• [Objective] Reproduce the full listing that appears beneath this instruction exactly.

═══ Supplied information ═══

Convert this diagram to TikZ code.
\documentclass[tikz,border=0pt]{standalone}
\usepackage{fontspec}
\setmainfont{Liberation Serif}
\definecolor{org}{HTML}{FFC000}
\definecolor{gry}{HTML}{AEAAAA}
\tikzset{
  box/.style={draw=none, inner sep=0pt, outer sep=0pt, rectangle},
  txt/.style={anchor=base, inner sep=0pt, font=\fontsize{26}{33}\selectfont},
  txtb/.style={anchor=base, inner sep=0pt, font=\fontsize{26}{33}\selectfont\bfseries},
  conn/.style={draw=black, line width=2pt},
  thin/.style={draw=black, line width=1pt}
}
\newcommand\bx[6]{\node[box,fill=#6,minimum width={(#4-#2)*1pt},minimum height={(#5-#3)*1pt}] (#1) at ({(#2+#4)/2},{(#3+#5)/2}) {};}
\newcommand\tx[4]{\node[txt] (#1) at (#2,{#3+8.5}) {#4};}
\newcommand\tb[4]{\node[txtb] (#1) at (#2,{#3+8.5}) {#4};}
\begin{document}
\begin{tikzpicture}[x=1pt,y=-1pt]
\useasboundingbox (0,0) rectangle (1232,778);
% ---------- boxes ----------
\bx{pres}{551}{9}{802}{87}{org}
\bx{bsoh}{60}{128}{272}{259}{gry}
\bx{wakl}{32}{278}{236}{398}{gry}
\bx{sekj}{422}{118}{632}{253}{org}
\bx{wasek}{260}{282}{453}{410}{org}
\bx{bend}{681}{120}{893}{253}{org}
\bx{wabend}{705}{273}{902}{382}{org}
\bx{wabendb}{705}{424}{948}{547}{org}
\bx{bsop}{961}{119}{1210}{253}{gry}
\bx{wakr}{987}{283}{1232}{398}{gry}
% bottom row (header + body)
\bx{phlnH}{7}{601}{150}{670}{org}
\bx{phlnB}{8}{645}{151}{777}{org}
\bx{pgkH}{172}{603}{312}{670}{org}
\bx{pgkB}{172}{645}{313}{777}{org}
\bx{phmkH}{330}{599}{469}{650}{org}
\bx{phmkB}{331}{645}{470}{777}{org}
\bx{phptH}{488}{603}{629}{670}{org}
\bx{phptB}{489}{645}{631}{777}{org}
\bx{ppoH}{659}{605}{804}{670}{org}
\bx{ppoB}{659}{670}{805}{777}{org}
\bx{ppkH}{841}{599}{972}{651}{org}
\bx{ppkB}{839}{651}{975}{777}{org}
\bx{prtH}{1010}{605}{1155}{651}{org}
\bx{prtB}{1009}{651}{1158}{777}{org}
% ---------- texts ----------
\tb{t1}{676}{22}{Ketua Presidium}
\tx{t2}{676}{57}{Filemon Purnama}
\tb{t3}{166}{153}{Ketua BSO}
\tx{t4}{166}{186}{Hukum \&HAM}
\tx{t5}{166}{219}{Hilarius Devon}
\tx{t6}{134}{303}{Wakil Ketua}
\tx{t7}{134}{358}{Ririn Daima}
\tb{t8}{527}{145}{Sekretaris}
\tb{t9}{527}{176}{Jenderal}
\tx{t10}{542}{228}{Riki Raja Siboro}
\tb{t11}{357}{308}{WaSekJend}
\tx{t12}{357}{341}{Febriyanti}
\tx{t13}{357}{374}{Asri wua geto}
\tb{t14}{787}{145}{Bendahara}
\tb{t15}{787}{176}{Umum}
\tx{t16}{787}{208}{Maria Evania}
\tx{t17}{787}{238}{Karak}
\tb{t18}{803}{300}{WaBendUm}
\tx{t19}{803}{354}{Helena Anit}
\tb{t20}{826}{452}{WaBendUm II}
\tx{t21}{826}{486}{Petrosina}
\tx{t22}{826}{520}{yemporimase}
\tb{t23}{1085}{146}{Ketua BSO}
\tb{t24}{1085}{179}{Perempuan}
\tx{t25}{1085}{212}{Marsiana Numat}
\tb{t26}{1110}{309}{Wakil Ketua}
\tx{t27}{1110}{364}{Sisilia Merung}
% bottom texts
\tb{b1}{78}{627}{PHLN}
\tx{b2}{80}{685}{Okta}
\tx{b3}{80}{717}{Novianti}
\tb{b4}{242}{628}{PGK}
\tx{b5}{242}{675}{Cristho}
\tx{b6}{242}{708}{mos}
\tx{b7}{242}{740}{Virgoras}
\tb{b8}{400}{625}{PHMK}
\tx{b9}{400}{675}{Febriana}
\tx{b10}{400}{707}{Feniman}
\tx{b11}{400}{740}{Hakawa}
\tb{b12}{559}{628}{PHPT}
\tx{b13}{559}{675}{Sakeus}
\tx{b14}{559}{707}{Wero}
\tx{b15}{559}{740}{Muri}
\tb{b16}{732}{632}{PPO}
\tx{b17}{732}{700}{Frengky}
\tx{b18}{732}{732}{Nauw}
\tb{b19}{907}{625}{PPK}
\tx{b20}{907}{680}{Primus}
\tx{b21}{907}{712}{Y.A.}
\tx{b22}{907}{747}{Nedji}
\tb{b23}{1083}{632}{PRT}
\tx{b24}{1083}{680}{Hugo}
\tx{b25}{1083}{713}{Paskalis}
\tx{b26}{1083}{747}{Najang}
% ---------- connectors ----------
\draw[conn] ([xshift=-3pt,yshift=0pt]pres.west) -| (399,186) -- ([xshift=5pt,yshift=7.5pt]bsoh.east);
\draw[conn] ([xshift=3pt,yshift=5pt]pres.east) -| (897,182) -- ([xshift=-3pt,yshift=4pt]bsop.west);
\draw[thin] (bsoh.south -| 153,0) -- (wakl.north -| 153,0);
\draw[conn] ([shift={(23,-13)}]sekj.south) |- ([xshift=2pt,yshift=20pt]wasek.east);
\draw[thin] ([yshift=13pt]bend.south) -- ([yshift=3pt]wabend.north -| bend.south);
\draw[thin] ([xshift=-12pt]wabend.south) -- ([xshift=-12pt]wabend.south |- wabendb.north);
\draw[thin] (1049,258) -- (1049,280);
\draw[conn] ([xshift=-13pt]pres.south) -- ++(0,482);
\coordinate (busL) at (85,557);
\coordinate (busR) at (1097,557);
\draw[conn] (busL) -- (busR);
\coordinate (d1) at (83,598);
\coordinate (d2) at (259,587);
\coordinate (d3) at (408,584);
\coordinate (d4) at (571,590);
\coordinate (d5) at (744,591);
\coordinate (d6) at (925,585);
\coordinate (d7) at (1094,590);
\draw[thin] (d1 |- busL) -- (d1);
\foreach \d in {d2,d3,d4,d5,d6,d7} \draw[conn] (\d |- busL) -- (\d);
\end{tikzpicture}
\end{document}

═══

• [Solved exercise]
Convert this diagram to TikZ code.
\documentclass[tikz,border=0pt]{standalone}
\usepackage{fontspec}
\setmainfont{Liberation Serif}
\definecolor{org}{HTML}{FFC000}
\definecolor{gry}{HTML}{AEAAAA}
\tikzset{
  box/.style={draw=none, inner sep=0pt, outer sep=0pt, rectangle},
  txt/.style={anchor=base, inner sep=0pt, font=\fontsize{26}{33}\selectfont},
  txtb/.style={anchor=base, inner sep=0pt, font=\fontsize{26}{33}\selectfont\bfseries},
  conn/.style={draw=black, line width=2pt},
  thin/.style={draw=black, line width=1pt}
}
\newcommand\bx[6]{\node[box,fill=#6,minimum width={(#4-#2)*1pt},minimum height={(#5-#3)*1pt}] (#1) at ({(#2+#4)/2},{(#3+#5)/2}) {};}
\newcommand\tx[4]{\node[txt] (#1) at (#2,{#3+8.5}) {#4};}
\newcommand\tb[4]{\node[txtb] (#1) at (#2,{#3+8.5}) {#4};}
\begin{document}
\begin{tikzpicture}[x=1pt,y=-1pt]
\useasboundingbox (0,0) rectangle (1232,778);
% ---------- boxes ----------
\bx{pres}{551}{9}{802}{87}{org}
\bx{bsoh}{60}{128}{272}{259}{gry}
\bx{wakl}{32}{278}{236}{398}{gry}
\bx{sekj}{422}{118}{632}{253}{org}
\bx{wasek}{260}{282}{453}{410}{org}
\bx{bend}{681}{120}{893}{253}{org}
\bx{wabend}{705}{273}{902}{382}{org}
\bx{wabendb}{705}{424}{948}{547}{org}
\bx{bsop}{961}{119}{1210}{253}{gry}
\bx{wakr}{987}{283}{1232}{398}{gry}
% bottom row (header + body)
\bx{phlnH}{7}{601}{150}{670}{org}
\bx{phlnB}{8}{645}{151}{777}{org}
\bx{pgkH}{172}{603}{312}{670}{org}
\bx{pgkB}{172}{645}{313}{777}{org}
\bx{phmkH}{330}{599}{469}{650}{org}
\bx{phmkB}{331}{645}{470}{777}{org}
\bx{phptH}{488}{603}{629}{670}{org}
\bx{phptB}{489}{645}{631}{777}{org}
\bx{ppoH}{659}{605}{804}{670}{org}
\bx{ppoB}{659}{670}{805}{777}{org}
\bx{ppkH}{841}{599}{972}{651}{org}
\bx{ppkB}{839}{651}{975}{777}{org}
\bx{prtH}{1010}{605}{1155}{651}{org}
\bx{prtB}{1009}{651}{1158}{777}{org}
% ---------- texts ----------
\tb{t1}{676}{22}{Ketua Presidium}
\tx{t2}{676}{57}{Filemon Purnama}
\tb{t3}{166}{153}{Ketua BSO}
\tx{t4}{166}{186}{Hukum \&HAM}
\tx{t5}{166}{219}{Hilarius Devon}
\tx{t6}{134}{303}{Wakil Ketua}
\tx{t7}{134}{358}{Ririn Daima}
\tb{t8}{527}{145}{Sekretaris}
\tb{t9}{527}{176}{Jenderal}
\tx{t10}{542}{228}{Riki Raja Siboro}
\tb{t11}{357}{308}{WaSekJend}
\tx{t12}{357}{341}{Febriyanti}
\tx{t13}{357}{374}{Asri wua geto}
\tb{t14}{787}{145}{Bendahara}
\tb{t15}{787}{176}{Umum}
\tx{t16}{787}{208}{Maria Evania}
\tx{t17}{787}{238}{Karak}
\tb{t18}{803}{300}{WaBendUm}
\tx{t19}{803}{354}{Helena Anit}
\tb{t20}{826}{452}{WaBendUm II}
\tx{t21}{826}{486}{Petrosina}
\tx{t22}{826}{520}{yemporimase}
\tb{t23}{1085}{146}{Ketua BSO}
\tb{t24}{1085}{179}{Perempuan}
\tx{t25}{1085}{212}{Marsiana Numat}
\tb{t26}{1110}{309}{Wakil Ketua}
\tx{t27}{1110}{364}{Sisilia Merung}
% bottom texts
\tb{b1}{78}{627}{PHLN}
\tx{b2}{80}{685}{Okta}
\tx{b3}{80}{717}{Novianti}
\tb{b4}{242}{628}{PGK}
\tx{b5}{242}{675}{Cristho}
\tx{b6}{242}{708}{mos}
\tx{b7}{242}{740}{Virgoras}
\tb{b8}{400}{625}{PHMK}
\tx{b9}{400}{675}{Febriana}
\tx{b10}{400}{707}{Feniman}
\tx{b11}{400}{740}{Hakawa}
\tb{b12}{559}{628}{PHPT}
\tx{b13}{559}{675}{Sakeus}
\tx{b14}{559}{707}{Wero}
\tx{b15}{559}{740}{Muri}
\tb{b16}{732}{632}{PPO}
\tx{b17}{732}{700}{Frengky}
\tx{b18}{732}{732}{Nauw}
\tb{b19}{907}{625}{PPK}
\tx{b20}{907}{680}{Primus}
\tx{b21}{907}{712}{Y.A.}
\tx{b22}{907}{747}{Nedji}
\tb{b23}{1083}{632}{PRT}
\tx{b24}{1083}{680}{Hugo}
\tx{b25}{1083}{713}{Paskalis}
\tx{b26}{1083}{747}{Najang}
% ---------- connectors ----------
\draw[conn] ([xshift=-3pt,yshift=0pt]pres.west) -| (399,186) -- ([xshift=5pt,yshift=7.5pt]bsoh.east);
\draw[conn] ([xshift=3pt,yshift=5pt]pres.east) -| (897,182) -- ([xshift=-3pt,yshift=4pt]bsop.west);
\draw[thin] (bsoh.south -| 153,0) -- (wakl.north -| 153,0);
\draw[conn] ([shift={(23,-13)}]sekj.south) |- ([xshift=2pt,yshift=20pt]wasek.east);
\draw[thin] ([yshift=13pt]bend.south) -- ([yshift=3pt]wabend.north -| bend.south);
\draw[thin] ([xshift=-12pt]wabend.south) -- ([xshift=-12pt]wabend.south |- wabendb.north);
\draw[thin] (1049,258) -- (1049,280);
\draw[conn] ([xshift=-13pt]pres.south) -- ++(0,482);
\coordinate (busL) at (85,557);
\coordinate (busR) at (1097,557);
\draw[conn] (busL) -- (busR);
\coordinate (d1) at (83,598);
\coordinate (d2) at (259,587);
\coordinate (d3) at (408,584);
\coordinate (d4) at (571,590);
\coordinate (d5) at (744,591);
\coordinate (d6) at (925,585);
\coordinate (d7) at (1094,590);
\draw[thin] (d1 |- busL) -- (d1);
\foreach \d in {d2,d3,d4,d5,d6,d7} \draw[conn] (\d |- busL) -- (\d);
\end{tikzpicture}
\end{document}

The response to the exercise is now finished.